Data →
===

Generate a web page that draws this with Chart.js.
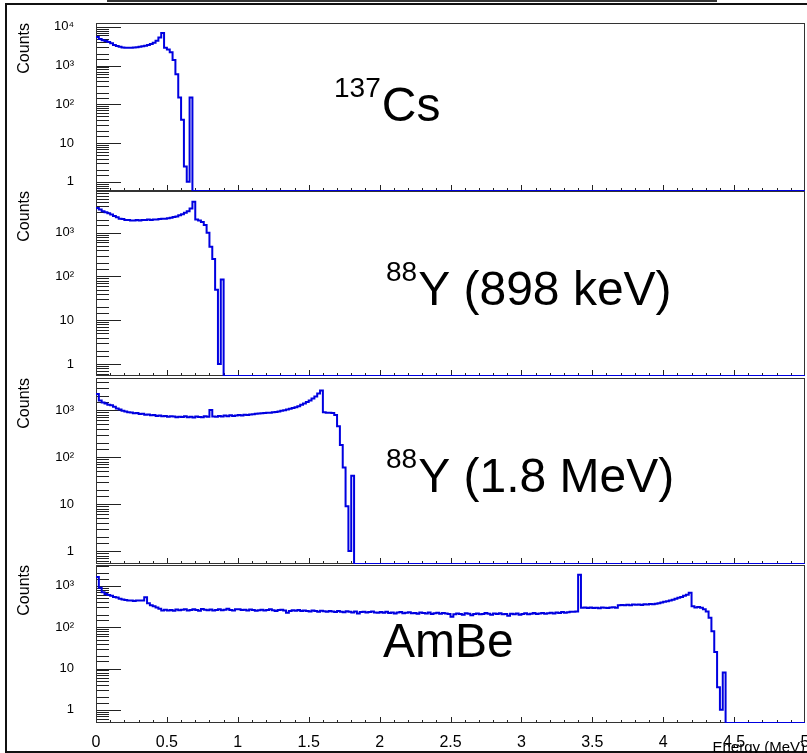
<!DOCTYPE html>
<html>
<head>
<meta charset="utf-8">
<script src="https://cdn.jsdelivr.net/npm/chart.js@4"></script>
<style>
  body { margin: 0; background: #fff; width: 807px; height: 753px; overflow: hidden; position: relative; }
  #topline { position: absolute; left: 107px; top: 0; width: 610px; height: 2px; background: #333; }
  #frame { position: absolute; left: 5px; top: 3px; width: 830px; height: 746px; border: 2px solid #111; }
  canvas { position: absolute; left: 8px; }
</style>
</head>
<body>
<div id="topline"></div>
<div id="frame"></div>
<canvas id="p1"></canvas>
<canvas id="p2"></canvas>
<canvas id="p3"></canvas>
<canvas id="p4"></canvas>
<script>
// histogram binning (MeV)
const binWidth = 0.02;
const energyMax = 5;

// counts per bin, starting at 0 MeV; bins past the end are empty
const csCounts = [5500, 4900, 4500, 4300, 4100, 3800, 3400, 3200, 3050, 2950,
  2900, 2900, 2900, 2950, 3000, 3050, 3150, 3250, 3400, 3600,
  3900, 4400, 5300, 7000, 2900, 2600, 2200, 1400, 600, 150,
  40, 2.5, 1, 150];

const y898Counts = [3700, 3400, 3100, 2950, 2800, 2600, 2400, 2250, 2100, 2050,
  1950, 1950, 1900, 1900, 1950, 1900, 1950, 1950, 2000, 1950,
  2000, 2000, 2050, 2100, 2100, 2150, 2200, 2300, 2350, 2500,
  2650, 2850, 3100, 3600, 5100, 2000, 1900, 1750, 1500, 1000,
  480, 250, 50, 1, 85];

const y1836Counts = [2200, 1600, 1450, 1380, 1300, 1260, 1180, 1080, 1020, 960,
  930, 900, 890, 850, 860, 820, 830, 790, 800, 770,
  780, 750, 760, 740, 750, 720, 740, 730, 700, 720,
  710, 740, 700, 720, 690, 730, 710, 700, 740, 720,
  1000, 730, 720, 750, 730, 760, 740, 770, 750, 760,
  780, 760, 790, 780, 800, 810, 830, 840, 850, 860,
  870, 880, 900, 910, 930, 960, 990, 1020, 1060, 1100,
  1150, 1210, 1290, 1380, 1480, 1600, 1750, 1950, 2250, 2600,
  900, 880, 870, 860, 780, 450, 180, 60, 9, 1,
  40];

const ambeCounts = [1650, 900, 700, 640, 600, 580, 540, 520, 490, 470,
  455, 440, 445, 430, 440, 445, 440, 530, 380, 340,
  320, 300, 280, 255, 265, 255, 262, 250, 268, 258,
  265, 272, 255, 260, 270, 262, 250, 275, 265, 258,
  268, 255, 262, 270, 258, 266, 280, 262, 255, 270,
  272, 260, 265, 255, 268, 262, 250, 258, 266, 254,
  262, 270, 256, 248, 260, 266, 252, 225, 245, 258,
  250, 262, 248, 255, 245, 240, 252, 246, 238, 250,
  242, 235, 248, 240, 232, 245, 238, 230, 242, 236,
  228, 240, 215, 232, 238, 226, 234, 240, 228, 225,
  232, 224, 236, 220, 228, 215, 226, 232, 218, 225,
  230, 216, 222, 212, 228, 220, 214, 226, 210, 218,
  224, 212, 220, 215, 208, 180, 205, 215, 210, 200,
  218, 212, 195, 208, 215, 205, 210, 220, 212, 200,
  215, 208, 218, 205, 210, 190, 212, 206, 215, 200,
  210, 218, 205, 212, 220, 208, 215, 222, 212, 218,
  225, 215, 228, 220, 232, 225, 230, 238, 235, 240,
  1850, 295, 298, 290, 300, 292, 296, 288, 300, 295,
  290, 298, 302, 294, 340, 345, 338, 350, 342, 355,
  348, 352, 345, 360, 355, 362, 358, 370, 380, 395,
  410, 425, 445, 460, 490, 515, 540, 575, 610, 680,
  320, 300, 310, 295, 270, 240, 170, 80, 25, 3.5,
  1, 8];

const countTicks = [1, 10, 100, 1000, 10000];
const countTickLabels = ['1', '10', '10\u00B2', '10\u00B3', '10\u2074'];

function histPoints(counts, yMin) {
  const pts = counts.map((c, i) => ({ x: i * binWidth, y: c > 0 ? c : yMin }));
  pts.push({ x: counts.length * binWidth, y: yMin });
  pts.push({ x: energyMax, y: yMin });
  return pts;
}

function isPow10(v) {
  const l = Math.log10(v);
  return Math.abs(l - Math.round(l)) < 1e-9;
}

// ROOT-like frame with ticks pointing inside
const rootFrame = {
  id: 'rootFrame',
  beforeDatasetsDraw(chart) {
    const { ctx, chartArea: a, scales: { x, y } } = chart;
    ctx.save();
    ctx.strokeStyle = '#222';
    ctx.lineWidth = 1;
    y.ticks.forEach(t => {
      if (t.value <= y.min * 1.001 || t.value >= y.max * 0.999) return;
      const py = Math.round(y.getPixelForValue(t.value)) + 0.5;
      const len = isPow10(t.value) ? 25 : 13;
      ctx.beginPath();
      ctx.moveTo(a.left, py);
      ctx.lineTo(a.left + len, py);
      ctx.stroke();
    });
    x.ticks.forEach(t => {
      if (t.value <= x.min || t.value >= x.max) return;
      const px = Math.round(x.getPixelForValue(t.value)) + 0.5;
      const major = Math.abs(t.value * 2 - Math.round(t.value * 2)) < 1e-6;
      ctx.beginPath();
      ctx.moveTo(px, a.bottom);
      ctx.lineTo(px, a.bottom - (major ? 6 : 3));
      ctx.stroke();
    });
    ctx.strokeStyle = '#333';
    ctx.strokeRect(a.left + 0.5, a.top + 0.5, a.right - a.left - 1, a.bottom - a.top - 1);
    ctx.restore();
  },
  afterDraw(chart, args, opts) {
    if (!opts.text) return;
    const { ctx, chartArea: a } = chart;
    ctx.save();
    ctx.fillStyle = '#000';
    ctx.textBaseline = 'alphabetic';
    let tx = a.left + opts.dx;
    const ty = a.top + opts.dy;
    if (opts.sup) {
      ctx.font = '28px "Liberation Sans", Arial, sans-serif';
      ctx.fillText(opts.sup, tx, ty - 24);
      tx += ctx.measureText(opts.sup).width + 1;
    }
    ctx.font = '48px "Liberation Sans", Arial, sans-serif';
    ctx.fillText(opts.text, tx, ty);
    ctx.restore();
  }
};

function makePanel(id, counts, yMin, yMax, areaTop, areaBottom, bottomAxis, label) {
  const canvas = document.getElementById(id);
  // the y scale asks for ~24px above and below the area for its labels
  const padTop = 24;
  const xHeight = bottomAxis ? 37 : 4;
  const padBottom = bottomAxis ? 0 : 24 - xHeight;
  const top = areaTop - padTop;
  canvas.width = 814;
  canvas.height = areaBottom - top + xHeight + padBottom;
  canvas.style.top = top + 'px';

  new Chart(canvas, {
    type: 'line',
    data: {
      datasets: [{
        data: histPoints(counts, yMin),
        borderColor: '#0000e0',
        borderWidth: 2,
        pointRadius: 0,
        stepped: 'before',
        fill: false
      }]
    },
    options: {
      responsive: false,
      animation: false,
      events: [],
      layout: { padding: { left: 0, right: 17, top: padTop, bottom: padBottom } },
      plugins: { legend: { display: false }, tooltip: { enabled: false }, rootFrame: label },
      scales: {
        x: {
          type: 'linear',
          min: 0,
          max: energyMax,
          grid: { display: false },
          border: { display: false },
          afterFit: s => { s.height = xHeight; },
          ticks: {
            display: bottomAxis,
            stepSize: 0.1,
            autoSkip: false,
            maxRotation: 0,
            padding: 2,
            color: '#000',
            font: { family: '"Liberation Sans", Arial, sans-serif', size: 16 },
            callback: v => (Math.abs(v * 2 - Math.round(v * 2)) < 1e-6 ? String(Math.round(v * 10) / 10) : '')
          },
          title: {
            display: bottomAxis,
            text: 'Energy (MeV)',
            align: 'end',
            color: '#000',
            padding: { top: 0, bottom: 3 },
            font: { family: '"Liberation Sans", Arial, sans-serif', size: 15 }
          }
        },
        y: {
          type: 'logarithmic',
          min: yMin,
          max: yMax,
          grid: { display: false },
          border: { display: false },
          afterFit: s => { s.width = 88; },
          ticks: {
            autoSkip: false,
            padding: 14,
            color: '#000',
            font: { family: '"Liberation Sans", Arial, sans-serif', size: 13 },
            callback: v => {
              const k = countTicks.findIndex(c => Math.abs(c - v) < 1e-6 * c);
              return k >= 0 ? countTickLabels[k] : '';
            }
          },
          title: {
            display: true,
            text: 'Counts',
            align: 'end',
            color: '#000',
            padding: { top: 7, bottom: 0 },
            font: { family: '"Liberation Sans", Arial, sans-serif', size: 16 }
          }
        }
      }
    },
    plugins: [rootFrame]
  });
}

makePanel('p1', csCounts, 0.58, 12600, 23, 191, false, { sup: '137', text: 'Cs', dx: 238, dy: 98 });
makePanel('p2', y898Counts, 0.53, 9000, 191, 376, false, { sup: '88', text: 'Y (898 keV)', dx: 290, dy: 114 });
makePanel('p3', y1836Counts, 0.53, 4800, 378, 564, false, { sup: '88', text: 'Y (1.8 MeV)', dx: 290, dy: 114 });
makePanel('p4', ambeCounts, 0.48, 3200, 565, 723, true, { text: 'AmBe', dx: 287, dy: 92 });
</script>
</body>
</html>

===

Required work →
Begin at the first line of the material and copy each line exactly through the one containing "40, 2.5, 1, 150];". Omit pictures.

Answer to this task →
Generate a web page that draws this with Chart.js.
<!DOCTYPE html>
<html>
<head>
<meta charset="utf-8">
<script src="https://cdn.jsdelivr.net/npm/chart.js@4"></script>
<style>
  body { margin: 0; background: #fff; width: 807px; height: 753px; overflow: hidden; position: relative; }
  #topline { position: absolute; left: 107px; top: 0; width: 610px; height: 2px; background: #333; }
  #frame { position: absolute; left: 5px; top: 3px; width: 830px; height: 746px; border: 2px solid #111; }
  canvas { position: absolute; left: 8px; }
</style>
</head>
<body>
<div id="topline"></div>
<div id="frame"></div>
<canvas id="p1"></canvas>
<canvas id="p2"></canvas>
<canvas id="p3"></canvas>
<canvas id="p4"></canvas>
<script>
// histogram binning (MeV)
const binWidth = 0.02;
const energyMax = 5;

// counts per bin, starting at 0 MeV; bins past the end are empty
const csCounts = [5500, 4900, 4500, 4300, 4100, 3800, 3400, 3200, 3050, 2950,
  2900, 2900, 2900, 2950, 3000, 3050, 3150, 3250, 3400, 3600,
  3900, 4400, 5300, 7000, 2900, 2600, 2200, 1400, 600, 150,
  40, 2.5, 1, 150];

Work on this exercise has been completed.